Matrox Parhelia-512 - The Challenger


Matrox describes Parhelia as the first 512-bit GPU (Graphics Processing Unit) in the world, which accounts for the "512" that appears in the full name for the chip. It comes with a 256-bit wide memory bus, which is able to transfer 512 bits of data per clock, because of its double data rate capability. This may just be a number to you, but in practice, this is some rather amazing stuff. It increases the pin count of the chip by an incredible number and it makes the PCB of the graphics card a lot more complex too. There's a good reason why neither NVIDIA, nor ATi have tried that yet. Right now, Parhelia demo boards have no less than 8 layers! At 300 MHz memory clock (600 MHz DDR), Parhelia has a whopping memory bandwidth of 20 GB per second. By comparison, NVIDIA's top product, the GeForce 4 Ti4600, just reaches 10.4 GB/s. However, with its Lightspeed Memory Architecture II, NVIDIA has provided its graphics cards with a very effective Crossbar Memory Controller, lossless Z-compression and further optimizations.

Parhelia also has an intelligent memory controller with several independent sub-controllers, which optimize the access of the intensity, depth, fragment and texture buffers. Furthermore, Matrox has implemented a fast Z Clear function. Various internal caches are designed to prevent bottlenecks in dataflow. Parhelia's units for depth, fragment AA, pixel, texture and display are each connected separately to the 512-bit memory controller array, and they also have a special function that optimizes memory throughput. The requests from these units are handled by the memory controller array. The array contains several independent controllers that simultaneously process various data.

Matrox has tried to make the data throughput in the chip very efficient.
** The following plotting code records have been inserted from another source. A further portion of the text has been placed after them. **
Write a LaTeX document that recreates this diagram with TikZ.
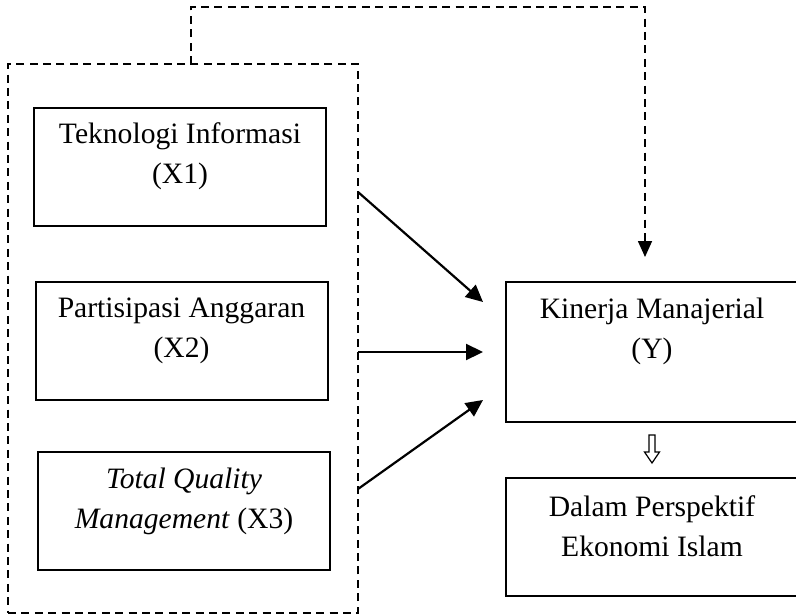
\documentclass[tikz,border=0pt]{standalone}
\usepackage{fontspec}
\setmainfont{Liberation Serif}
\usetikzlibrary{arrows.meta}
\tikzset{
  box/.style={draw, line width=1.1pt, rectangle, inner sep=0pt},
  txt/.style={align=center, font=\fontsize{14.8}{20}\selectfont, inner sep=0pt},
  dashline/.style={line width=0.8pt, dash pattern=on 4pt off 2.7pt},
  conn/.style={line width=1.1pt, -{Triangle[length=8.5pt,width=8pt]}},
}
\begin{document}
\begin{tikzpicture}[x=0.5pt,y=-0.5pt]
\useasboundingbox (0,0) rectangle (796,615);
% outer dashed group
\node[dashline, draw, rectangle, minimum width=175pt, minimum height=274.5pt, inner sep=0pt] (grp) at (183,338.5) {};
% boxes
\node[box, minimum width=146pt, minimum height=59pt] (x1) at (180,167) {};
\node[box, minimum width=146pt, minimum height=59pt] (x2) at (182,341) {};
\node[box, minimum width=146pt, minimum height=59pt] (x3) at (184,511) {};
\node[box, minimum width=146pt, minimum height=70pt] (y) at (652,352) {};
\node[box, minimum width=146pt, minimum height=59pt] (d) at (652,537) {};
% texts
\node[txt] (x1t) at (180,156) {Teknologi Informasi\\(X1)};
\node[txt] (x2t) at (181.5,330.5) {Partisipasi Anggaran\\(X2)};
\node[txt] (x3t) at (184,501) {\textit{Total Quality}\\\textit{Management} (X3)};
\node[txt] (yt) at (652,331) {Kinerja Manajerial\\(Y)};
\node[txt] (dt) at (652,526.5) {Dalam Perspektif\\Ekonomi Islam};
% connector coordinates
\coordinate (s1) at (358,192);
\coordinate (e1) at (483,302);
\coordinate (s2) at (358,352);
\coordinate (e2) at (483,352);
\coordinate (s3) at (358,489);
\coordinate (e3) at (483,400);
\coordinate (gt) at (191,64);
\coordinate (tl) at (191,7);
\coordinate (tr) at (645,7);
\coordinate (te) at (645,257);
\draw[conn] (s1) -- (e1);
\draw[conn] (s2) -- (e2);
\draw[conn] (s3) -- (e3);
\draw[dashline, -{Triangle[length=8pt,width=7pt]}] (gt) -- (tl) -- (tr) -- (te);
% hollow down arrow
\draw[line width=0.6pt, fill=white] (649,435) -- (655,435) -- (655,452) -- (659.5,452) -- (652,463) -- (644.5,452) -- (649,452) -- cycle;
\end{tikzpicture}
\end{document}
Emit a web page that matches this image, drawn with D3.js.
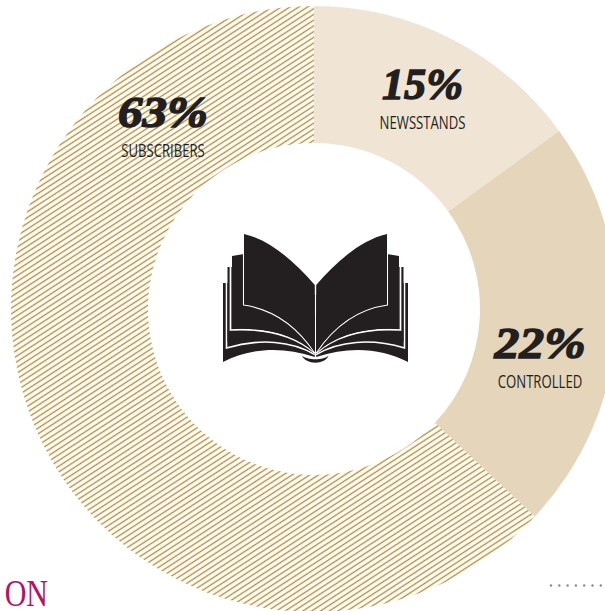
<!DOCTYPE html>
<html>
<head>
<meta charset="utf-8">
<script src="https://cdn.jsdelivr.net/npm/d3@7/dist/d3.min.js"></script>
<style>
html,body{margin:0;padding:0;background:#fff;overflow:hidden}
svg{display:block}
</style>
</head>
<body>
<svg id="chart" width="605" height="611"></svg>
<script>
const categories = ["NEWSSTANDS", "CONTROLLED", "SUBSCRIBERS"];
const shares = [15, 22, 63];
const fills = ["#f0e5d4", "#e5d5ba", "url(#hatch)"];
const labelAnchors = [[422.5, 99], [540, 358], [163, 127]];
const figureWidths = [81, 91, 90];

const svg = d3.select("#chart");
const cx = 314, cy = 309, outer = 303, inner = 166;

// diagonal hatching for the largest slice
const hatch = svg.append("defs").append("pattern")
  .attr("id", "hatch")
  .attr("patternUnits", "userSpaceOnUse")
  .attr("patternTransform", "rotate(-33)")
  .attr("width", 12).attr("height", 4.8);
hatch.append("line")
  .attr("x1", 0).attr("y1", 2.4).attr("x2", 12).attr("y2", 2.4)
  .attr("stroke", "#b88a2c").attr("stroke-width", 1.35);

const pie = d3.pie().sort(null).value(d => d)(shares);
const arc = d3.arc().innerRadius(inner).outerRadius(outer);

svg.append("g").attr("transform", `translate(${cx},${cy})`)
  .selectAll("path").data(pie).join("path")
  .attr("d", arc)
  .attr("fill", (d, i) => fills[i]);

const labels = svg.append("g").selectAll("g").data(pie).join("g")
  .attr("transform", (d, i) => `translate(${labelAnchors[i][0]},${labelAnchors[i][1]})`);

labels.append("text")
  .attr("text-anchor", "middle")
  .attr("font-family", "'Liberation Serif', serif")
  .attr("font-weight", "bold")
  .attr("font-style", "italic")
  .attr("font-size", 45)
  .attr("textLength", (d, i) => figureWidths[i])
  .attr("lengthAdjust", "spacingAndGlyphs")
  .attr("fill", "#231f20")
  .attr("stroke", "#231f20")
  .attr("stroke-width", 1.5)
  .text(d => d.value + "%");

labels.append("text")
  .attr("transform", "translate(0,29.5) scale(0.73,1)")
  .attr("text-anchor", "middle")
  .attr("font-family", "'Open Sans', sans-serif")
  .attr("font-size", 18)
  .attr("fill", "#231f20")
  .text((d, i) => categories[i]);

// open-book emblem in the middle of the ring; half a book, mirrored about the spine
const ink = "#231f20";
const book = svg.append("g").attr("transform", "translate(210,225)");
const half = book.append("g").attr("id", "half");

// back leaf down to the lower edge of the covers
half.append("path").attr("fill", ink)
  .attr("d", "M13,58 L18,58 L18,70 L104.8,100 L104.8,132 C72,121 40,123 13,137 Z");
half.append("path").attr("fill", "none").attr("stroke", "#fff").attr("stroke-width", 1.6)
  .attr("d", "M16.5,58 L16.5,123 C50,113 82,116 104.8,129.5");

// third leaf
half.append("path").attr("fill", ink)
  .attr("d", "M17.5,42 L22,42 L22,60 L104.8,90 L104.8,129 C82,114 50,111 17.5,117 Z");
half.append("path").attr("fill", "none").attr("stroke", "#fff").attr("stroke-width", 1.7)
  .attr("d", "M20.5,42 L20.5,105 C55,103 84,110 104.8,128");

// second leaf
half.append("path").attr("fill", ink)
  .attr("d", "M22,31 L34,29 L104.8,70 L104.8,128 C84,109 55,102 22,104 Z");
half.append("path").attr("fill", "none").attr("stroke", "#fff").attr("stroke-width", 1.1)
  .attr("d", "M33.5,29 L33.5,80 C62,84 86,100 104.8,128");

// front page
half.append("path").attr("fill", ink)
  .attr("d", "M34,9 C60,15 84,36 104.8,60 L104.8,127 C86,99 62,83 34,79 Z");

book.append("use").attr("href", "#half").attr("transform", "translate(211,0) scale(-1,1)");

// small crescent under the spine
book.append("path").attr("fill", ink)
  .attr("d", "M92,130.5 C97,135.5 114,135.5 118.5,130.5 C116,140 95,140 92,130.5 Z");

// tail of the section title at the lower page edge
svg.append("text")
  .attr("transform", "translate(48,606) scale(0.77,1)")
  .attr("text-anchor", "end")
  .attr("font-family", "'Liberation Serif', serif")
  .attr("font-size", 39)
  .attr("fill", "#b5135f")
  .text("ON");

// dotted rule in the lower right corner
const dotIndex = d3.range(7);
svg.append("g").selectAll("circle").data(dotIndex).join("circle")
  .attr("cx", d => 551 + d * 8.3)
  .attr("cy", 585.5)
  .attr("r", 1.2)
  .attr("fill", "#8a8a8a");
</script>
</body>
</html>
For example, the texture fetcher and the cache are supposed to ensure maximum efficiency when reading texels from the textures in single-pass quad texturing and anisotropic filtering. Here, the texture fetcher calculates where a texel should come from, how many texels should be used and when, so that bottlenecks can be avoided. In addition, the memory is accessed as efficiently as possible during the process. The data are then stored in the texture cache and stand ready for the quad-texturing units.

Other interesting optimizations are related to the depth acceleration and the depth cache, which optimize access to the Z-buffer data. They also contain circuits for fast Z-clear functions, as well as sophisticated logic that combines the Z-reads and Z-writes so that they can be processed in burst access. As for the new AGP 8x interface, it remains to be seen whether this will offer a performance advantage in the future.

With regard to 3D features, the Parhelia-512 is positioned between DirectX 8.1 and the next version, DirectX 9. The quad vertex shader (v2.0) corresponds to DirectX 9, whereas the pixel shader still follows DirectX 8.1 version 1.3, as used by NVIDIA in its GeForce 4. At first glance, this is an odd combination, since vertex shaders can be emulated by the driver, while the emulation of pixel shaders can only be achieved with extreme loss of speed. Matrox argues that this is exactly why a modern vertex shader unit is worth it in practice. Game developers can use vertex shaders via emulation, without fearing that the functions won't work with end users. Therefore, it can be expected that the the newest versions of shaders will always be used in games. With pixel shaders, however, the developers have to be more careful because the latest versions of these functions can only run on a few cards. Pixel shaders from v1.3 and up will be most widespread among games, and in the future, they will become somewhat of a standard. However, it wouldn't hurt for Parhelia-512 to have a pixel shader unit based on DirectX 9, either.